After the separation of Slovakia and the Czech Republic in 1993, Slovan played in the Slovak Extraliga and won eight championship titles over 19 years.

In addition to the success achieved in Slovakia, Slovan also performed well internationally, with three Spengler Cup wins in a row in 1972, 1973 and 1974. It is also one of only four clubs to play all four seasons of the European Hockey League, progressing to the playoff stage each year. Another highlight was winning the IIHF Continental Cup in the 2003–04 season. From 2011 to 2013, Slovan participated in the European Trophy international pre-season tournament.

KHL 
In March 2012, Slovan filed an application to play in the Kontinental Hockey League (KHL). On 21 June 2012, Slovan Bratislava was officially admitted to the KHL, after they fulfilled all necessary conditions. Founded in 1921, they were the oldest KHL team by a large margin, as there were no ice hockey leagues in the former Union of Soviet Socialist Republics prior to 1946.

2012–13 season 

In May, Slovan signed Rostislav Čada as the new head coach for the first KHL season, who had had a KHL experience from working at Avangard Omsk. After playing two friendly matches against KHL teams and the European Trophy during the summer months, Slovan opened the 2012–13 season with a home game against Ukrainian HC Donbass on 6 September 2012, losing 2–4 in front of a capacity crowd. The first win was achieved 4 days later by defeating Spartak Moscow 2–1 after a shootout. During the NHL lockout between September 2012 and January 2013, the two defenders Ľubomír Višňovský and Andrej Sekera enhanced the team. Slovan ended the season with 78 points as 6th of the Western conference and thus clinched a play-off spot in their first KHL season. In the first play-off round, Slovan played against then-defending champion Dynamo Moscow and lost all four matches.

During the regular season, Slovan had sold out 25 out of its 26 home games with an average attendance of 9,977 spectators, which was the seventh-highest average attendance in Europe that season.

Mascot 
Before the start of 2013–14 season, it was announced that the franchise will have a new mascot called Harvy.

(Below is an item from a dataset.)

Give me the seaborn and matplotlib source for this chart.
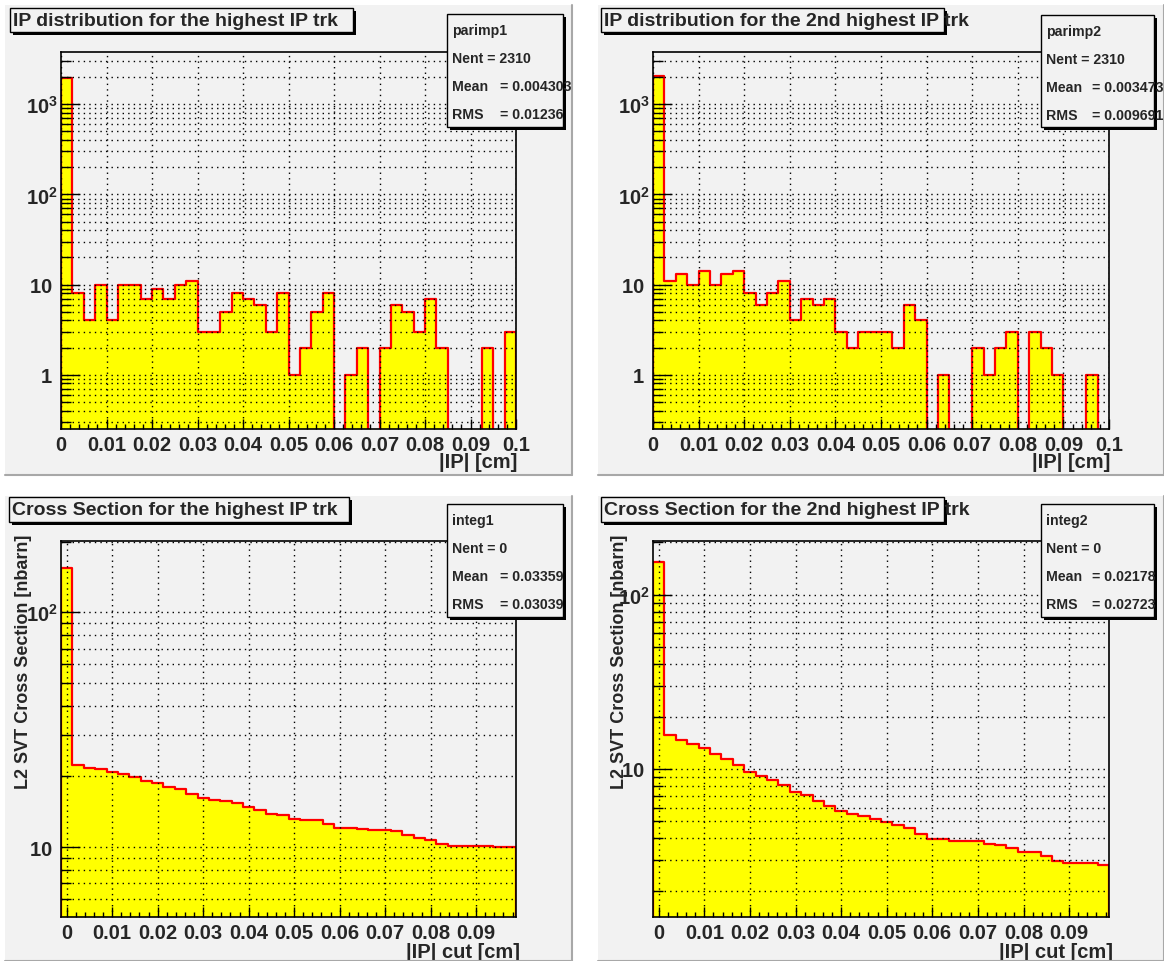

The mascot's name was determined by fans and its appearance will be of a bald eagle, which is also on HC Slovan's logo.

Rivalries 

While competing in the Czechoslovak league, Slovan's main rival was HK Dukla Trenčín. While competing in the Slovak Extraliga, Slovan had various rivals around the country, most notably HC Košice and Trenčin

In Slovan's first two seasons in the KHL, its biggest rival was Lev Prague. The rivalry started when, in their first game, HC Lev's Zdeno Chára body-checked Slovan's team captain Miroslav Šatan, after which Šatan was out of the lineup for the rest of the season. The fairness of this hit was the centre of many discussions. The games between Slovan and Lev were among the most anticipated of the season for both teams. However, Lev Praha folded after the 2013–14 season.

Season-by-season record 
This is a partial list of the last ten seasons completed by HC Slovan Bratislava. For the full season-by-season history, see List of HC Slovan Bratislava seasons.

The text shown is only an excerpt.